We have added a diagnostic event to the Macrium Image Guardian (MIG) driver that will write a “stack trace” to the System Event Log when a file operation that originated in the unnamed system process is blocked by MIG.
The event lists (in reverse order) the entry point address of the functions that were invoked leading up to (and including) the blocked file operation. Each entry shows the virtual address of the function and the name of the module in which the function resides.
The following screenshot shows where gemma.sys (a component of BitDefender) issued a request to open a Macrium Reflect image file for writing and was blocked.
The next screenshot shows where a file operation that originated on a remote PC was blocked. Here we can see that the srv2.sys (Microsoft SMB 2.0 Server) driver made the request on behalf of the remote process.
Unless there are no other modules listed, the NTOSKRNRL.EXE (Windows OS Kernel) and FLTMGR.SYS
(Windows Filter Manager) module can safely be ignored. These modules are part of the Windows operating
system and provide basic services to applications and device drivers.
Likewise, MRIGFLT.SYS will always appear at the top of the list and can safely be ignored. This simply indicates
which MIG function blocked the file operation.

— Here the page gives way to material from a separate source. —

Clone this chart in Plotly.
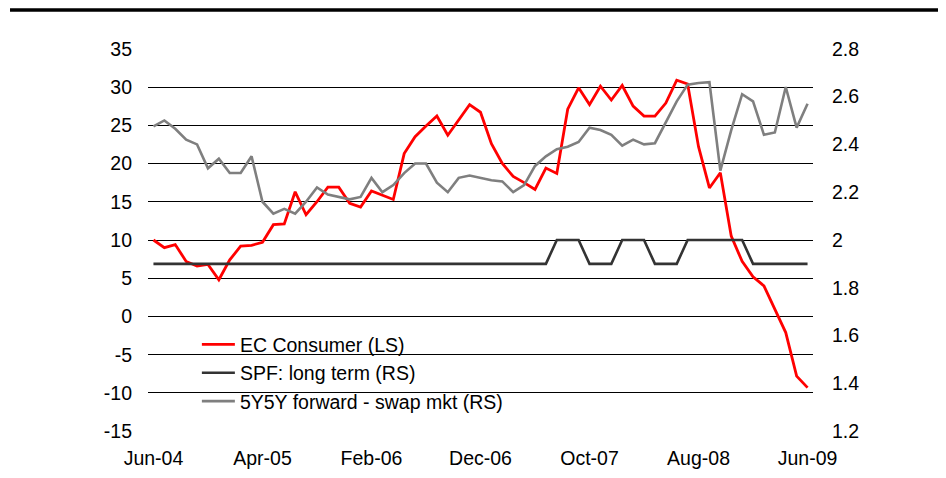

In most instances, the listed modules can be found in the \Windows\system32 or \Windows\system32\drivers
folders. Inspecting the properties for the module will allow you to determine the author of the module and
which product it belongs to.
Additionally, there are various websites that maintain databases of common modules along with details such
as author, digital signature information, file hashes, etc. These can normally be accessed by simply
searching for the module name online.